There’s no single cause for the nearly 50,000 unaccompanied youth that have arrived on the US-Mexican border since last October. As the Migration Policy Institute notes:

…[A] confluence of different pull and push factors has contributed to the upsurge. Recent US policies toward unaccompanied children, faltering economies and rising crime and gang activity in Central American countries, the desire for family reunification, and changing operations of smuggling networks have all converged.

But violence appears to be a driving force for Honduran, Salvadoran, and Guatemalan children. Honduras has the highest murder rate in the world, with 90.4 per 100,000 inhabitants. El Salvador has the fourth highest, at 41.2, while Guatemala comes in fifth at 39.9. For comparison, the US, which has one of the highest murder rates for wealthy nations, has about 4.7 murders per 100,000.

The New York Times reports:

Honduran children are increasingly on the front lines of gang violence. In June, 32 children were murdered in Honduras, bringing the number of youths under 18 killed since January of last year to 409, according to data compiled by Covenant House, a youth shelter in Tegucigalpa, the capital.

With two major youth gangs and more organized crime syndicates operating with impunity in Central America, analysts say immigration authorities will have a difficult time keeping children at home unless the root causes of violence are addressed.

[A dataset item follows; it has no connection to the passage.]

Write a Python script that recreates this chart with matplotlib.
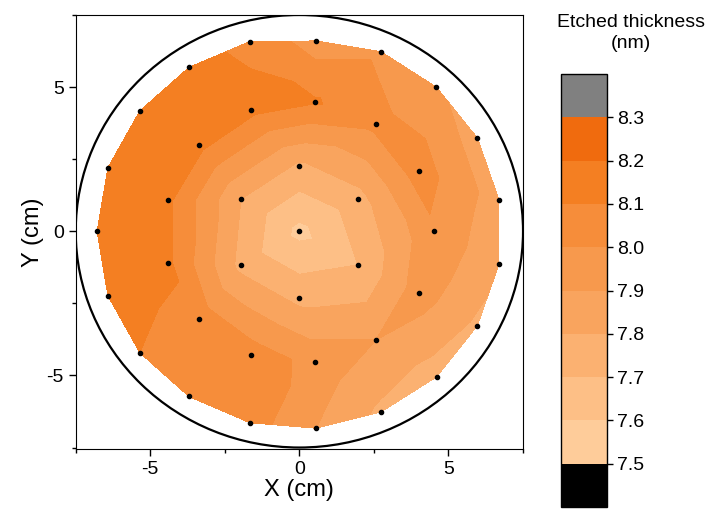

In 2012, the number of murder victims ages 10 to 14 had doubled to 81 from 40 in 2008, according to the Violence Observatory at the National Autonomous University of Honduras. Last year, 1,013 people under 23 were murdered in a nation of eight million.

Although homicides dropped sharply in 2012 after a gang truce in neighboring El Salvador, so far this year murders of children 17 and under are up 77 percent from the same time period a year ago, the police said.